In February the Cypriots PEO Union general-secretary Sotiroula Charalambous told reporters she welcomed talks on a national minimum wage which needed to address important issues so that it does not serve as a tool to push salaries down.

Charalambous said that for sectors of the economy where there are collective agreements, the minimum wage guaranteed in those should serve as the benchmark.

In other cases, a mechanism needs to be developed that will cover the minimum wage and other benefits of employees not protected by a collective agreement.

“It is important that a dialogue is underway at the labour ministry with social partners, and this will continue,” she said.

Another issue discussed with the president was a strategy to employ third-country nationals, amid pressure from employers who say they cannot fill posts.

Charalambous said that it was important that any strategy ensure that there is a proper analysis of the actual needs for workers so as to ensure that third-country nationals do not serve as a cheap labour alternative and are used to erode the benefits and wages of others.

UK workers rights have not changed

We get our workers’ rights from hard-fought battles they are not given to us by a benevolent Government or the EU

Since leaving the EU nothing has changed with UK workers’ rights, we still have exactly the same protections as we did prior to 2021.

What is clear is the fact in or out of the EU P&O would still have carried out the illegal sackings of 800 British workers’

The EU have an unbalanced system of workers’ rights with no EU universal minimum wage or contract laws. This has enabled workers from low waged countries and third-party countries to be constantly exploited.

The ECJ offers no salvation.

Employing cheap exploited third-country workers is not new amongst shipping companies. Unfortunately, the European court of justice offers no justice when it comes to sticking up for workers the ruling in the Viking case in 2007 is evidence of the system’s corrupt dealings when it comes to workers.

At issue was the concept of “posted workers”, employees hired in one country but employed in another.

Viking, a Finnish ferry company, posted workers from Estonia as a way of getting round collective bargaining agreements made in Finland.

Viking Line ABP operated a ship called The Rosella between Estonia and Finland. It wanted to operate under the Estonian flag so that it could use Estonian workers on lower wages than the higher Finnish wages for the existing crew. The policy of the International Transport Workers Federation (ITWF) was to oppose such “reflagging” for convenience by companies registering their ship abroad in a low labour cost jurisdiction, when their real seat is in another country.

The Finnish Seamen’s Union, a member of the ITWF, planned industrial action. The ITWF told its partners to not negotiate with Viking and hinder its business. Viking Line ABP responded by seeking an injunction in the English courts, claiming that the industrial action would infringe its right to freedom of establishment under TEC art 43, now TFEU art 49.
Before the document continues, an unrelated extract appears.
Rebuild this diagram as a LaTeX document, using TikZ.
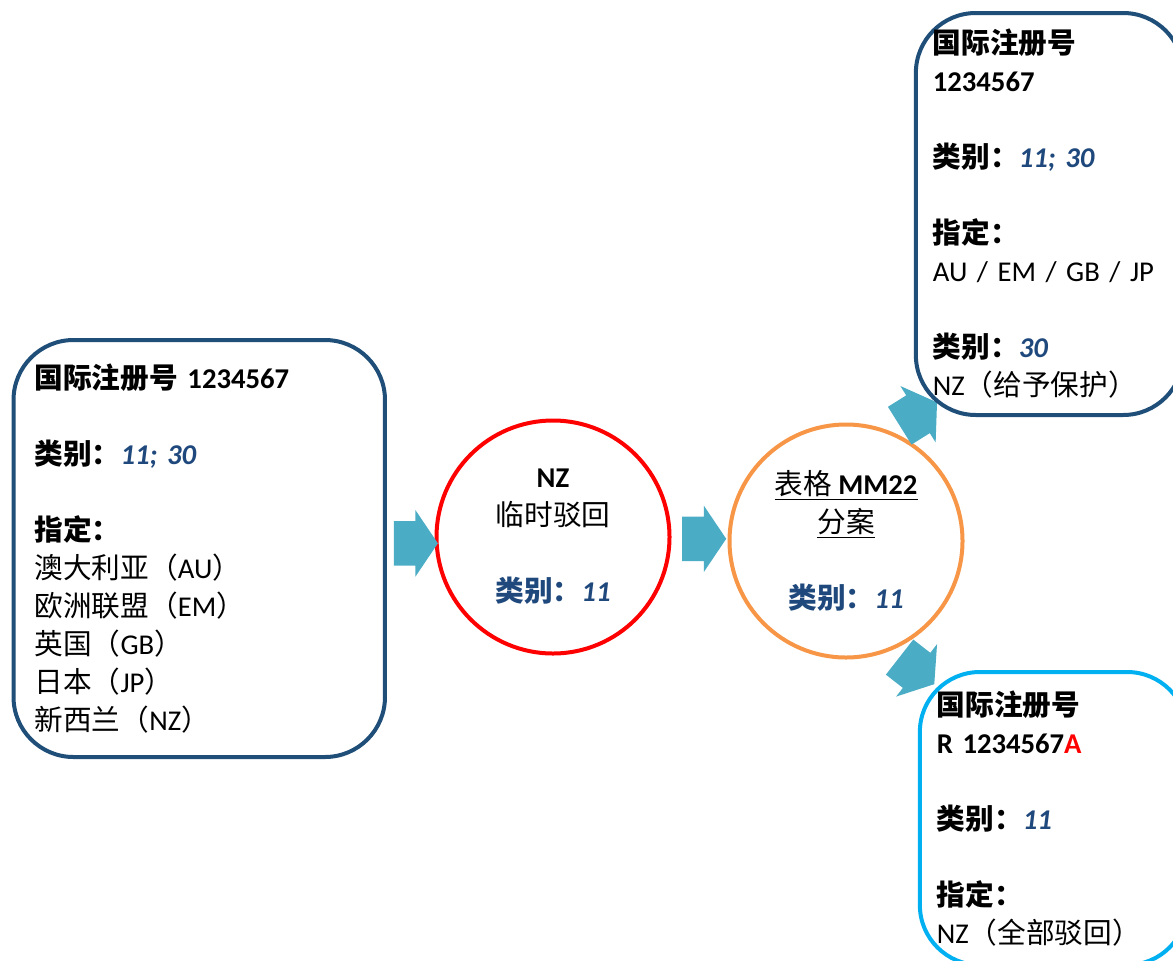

The High Court of Justice granted the injunction, but the Court of Appeal of England and Wales overturned the injunction on the balance of convenience. It held that there were important issues of EU law to be heard, given that, in the words of Waller LJ, it affected the “fundamental rights of workers to take industrial action”. So it made a TEC article 234 reference (now article 267) to the European Court of Justice.

The European Court of Justice held that, though it was for the national court to ultimately answer the question, it was possible that collective action taken by workers to protect their interests could be unlawful because it infringed the employer’s interests under TFEU article 56. It could not be the case, in this situation that the workers’ interests were sufficiently threatened because the ECJ felt that the jobs and conditions of the workers’ employment were not ‘jeopardised or under serious threat’.

It was the case that ‘the right to take collective action, including the right to strike, must… be recognised as a fundamental right which forms an integral part of the general principles of Community law’, but ‘the exercise of that right may nonetheless be subject to certain restrictions… in accordance with Community law and national law and practices.

The action by the company – a classic example of a race to the bottom – was challenged by the International Transport Workers Federation and ended up in the ECJ. The judges sided with the company, with the ECJ advocate general Poiares Maduro saying “the possibility for a company to relocate to a member state where its operating costs will be lower is pivotal to the pursuit of effective intra-Community trade”.

The judgment of the European Court of Justice was met with widespread condemnation by labour law experts on the basis that it failed to give due regard for the respect of human rights and places business freedom above the interests of working people. It was one of the triggers for the UK’s 2009 Lindsey Oil Refinery strikes.

The ILO‘s Committee of Experts found severe breaches of the ILO Convention 87 on the freedom of association and protection of the right to organise.

Thus, it is generally viewed as being characterised by poor quality reasoning and is regarded by most commentaries as wrong. But the ECJ rules were final.

We must remember this is an attack on all workers and further exploitation of foreign workers that should be fought at every turn.

P&O must be declared a pariah company and all contracts with the British government suspended until it resolves this issue.